Saturday, September 12, 2009

Hot and sweaty


Life is a lot like sex. You get this glamorous image in your head that is most likely based on movies and books. Things should look this way and smell that way. It should sound like this and taste like that. But real life and real sex are never actually like the movies. It's hot and sweaty and messy and complicated.


It's also scary because there are no promises. No guarantees. No promises of a happy ending. We fall down. And it hurts.


The guy I've been seeing, the one with out a name - oh hell, he really does need a name otherwise this all just gets confusing. Buffett. Stacie suggested it and she's never steered me wrong yet. So, that's it. I hereby christen the hot eagle scout architect Buffett. - Buffett has butterflies dancing a jig in my stomach and thinking about him at the most random moments brings a goofy smile to my face.

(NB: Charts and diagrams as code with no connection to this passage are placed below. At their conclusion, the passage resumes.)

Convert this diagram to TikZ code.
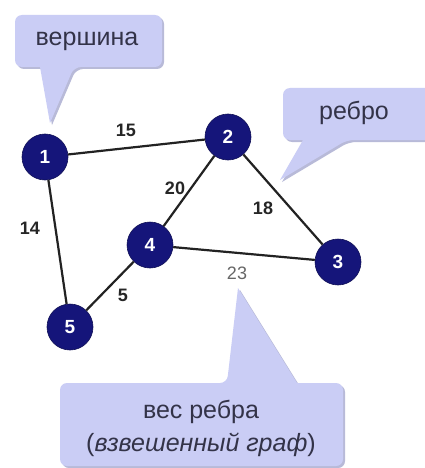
\documentclass[tikz,border=0pt]{standalone}
\usepackage{fontspec}
\setmainfont{Liberation Sans}
\definecolor{callfill}{HTML}{CACDF5}
\definecolor{callshadow}{HTML}{B8BAD8}
\definecolor{vnavy}{HTML}{15157A}
\definecolor{edgecol}{HTML}{222222}
\definecolor{calltxt}{HTML}{333348}
\begin{document}
\begin{tikzpicture}[x=1pt,y=-1pt,
  vertex/.style={circle,fill=vnavy,draw=vnavy!70!black,line width=0.6pt,minimum size=46pt,inner sep=0pt,text=white,font=\fontsize{19}{19}\selectfont\bfseries},
  edgeline/.style={draw=edgecol,line width=2.2pt},
  wlabel/.style={font=\fontsize{18}{18}\selectfont\bfseries,text=black!85},
  callout/.style={fill=callfill,draw=none},
  cshadow/.style={fill=callshadow,draw=none},
  calltext/.style={font=\fontsize{25}{27}\selectfont,text=calltxt}]
\useasboundingbox (0,0) rectangle (425,468);
\fill[white] (0,0) rectangle (425,468);

% callouts (shadow then body)
\foreach \s/\st in {2/cshadow,0/callout}{
  \path[\st,shift={(\s,\s)}] [rounded corners=7pt] (15,15) -- (162,15) -- (162,67) -- (74,67) [sharp corners] -- (50,123) -- (40,67) [rounded corners=7pt] -- (15,67) -- cycle;
  \path[\st,shift={(\s,\s)}] [rounded corners=7pt] (283,88) -- (440,88) -- (440,140) -- (347,140) [sharp corners] -- (280,180) -- (303,140) [rounded corners=7pt] -- (283,140) -- cycle;
  \path[\st,shift={(\s,\s)}] [rounded corners=7pt] (60,383) -- (227,383) [sharp corners] -- (238,288) -- (297,383) [rounded corners=7pt] -- (343,383) -- (343,466) -- (60,466) -- cycle;
}
\node[calltext] (t1) at (87,41) {вершина};
\node[calltext] (t2) at (354,113) {ребро};
\node[calltext] (t3a) at (201,412) {вес ребра};
\node[calltext] (t3b) at (201,445) {(\textit{взвешенный граф})};

% vertices
\node[vertex] (v1) at (45,157) {1};
\node[vertex] (v2) at (228,137) {2};
\node[vertex] (v3) at (338,262) {3};
\node[vertex] (v4) at (150,245) {4};
\node[vertex] (v5) at (70,327) {5};

% edges
\path[edgeline] (v1) -- (v2);
\path[edgeline] (v1) -- (v5);
\path[edgeline] (v2) -- (v4);
\path[edgeline] (v2) -- (v3);
\path[edgeline] (v4) -- (v3);
\path[edgeline] (v4) -- (v5);

% weights
\node[wlabel] (w15) at (126,130) {15};
\node[wlabel] (w20) at (175,188) {20};
\node[wlabel] (w18) at (263,208) {18};
\node[wlabel] (w14) at (30,228) {14};
\node[wlabel] (w5) at (123,295) {5};
\node[font=\fontsize{18}{18}\selectfont,text=black!60] (w23) at (237,273) {23};
\end{tikzpicture}
\end{document}
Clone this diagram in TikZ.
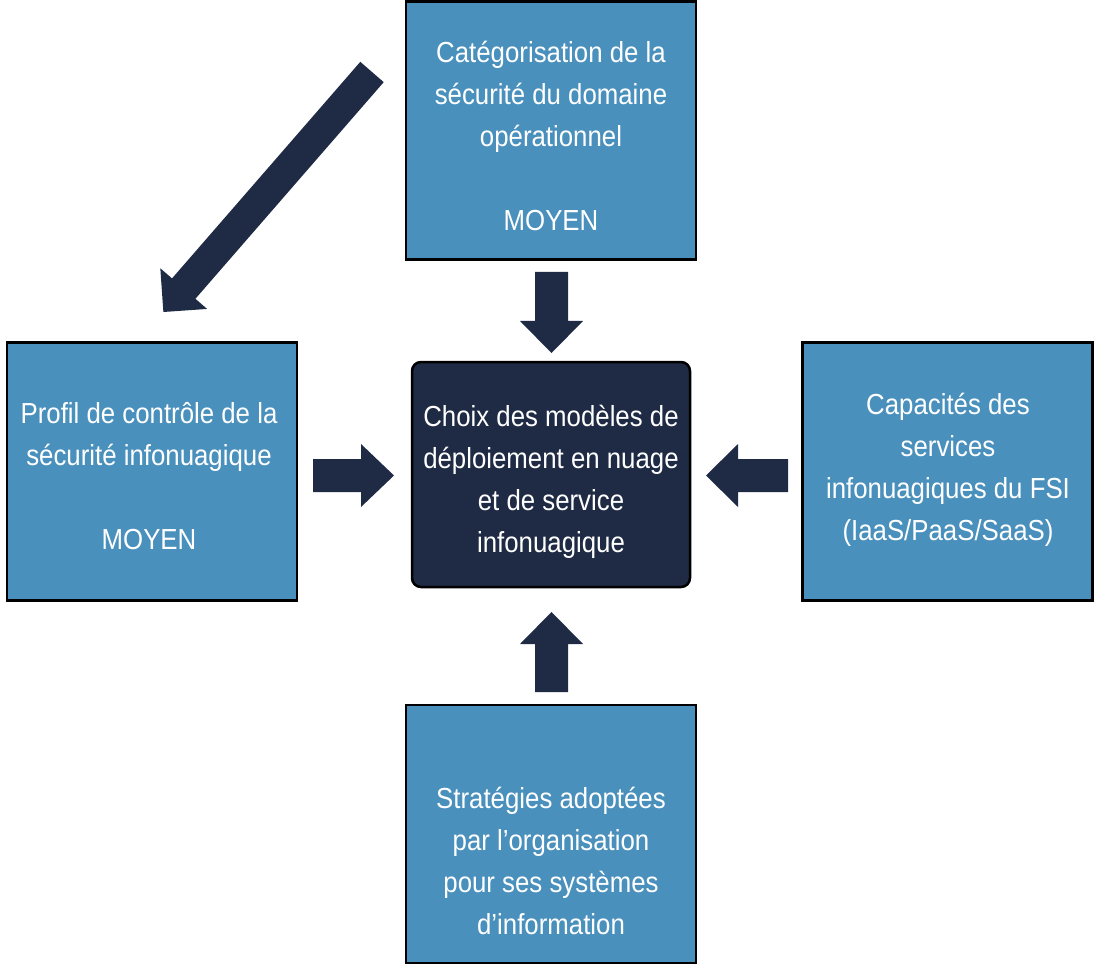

Friday, UPSGuy brought me flowers at work and asked me out. I thanked him but declined. I don't regret it. But the more I think I might kinda like Buffett, the more I want to chase down that UPS truck and... and... and anything. Because at the moment, anything would be less scary than getting hot and sweaty again.

6 comments:

Mel's Way or No Way said...

All of life is one risk after another. Stop taking risks and you stop living.

Renaissance Woman said...

I think it's great! Go get yourself some Buffett...

Daenel T. said...

How very exciting and scary for you. Follow your heart, it may mean it gets broken but also means that there are limitless possibilities. Enjoy the ride.

Learning As I Go said...

I know exactly how you feel...just take one day at a time and enjoy things as they come...that's all you can do.

Unknown said...

a-fucking-men

I feel the same way...I want to denounce any fluttery feelings because the lead me to hurt...

but. I'm not feeling any and I am quite ok with that...for now.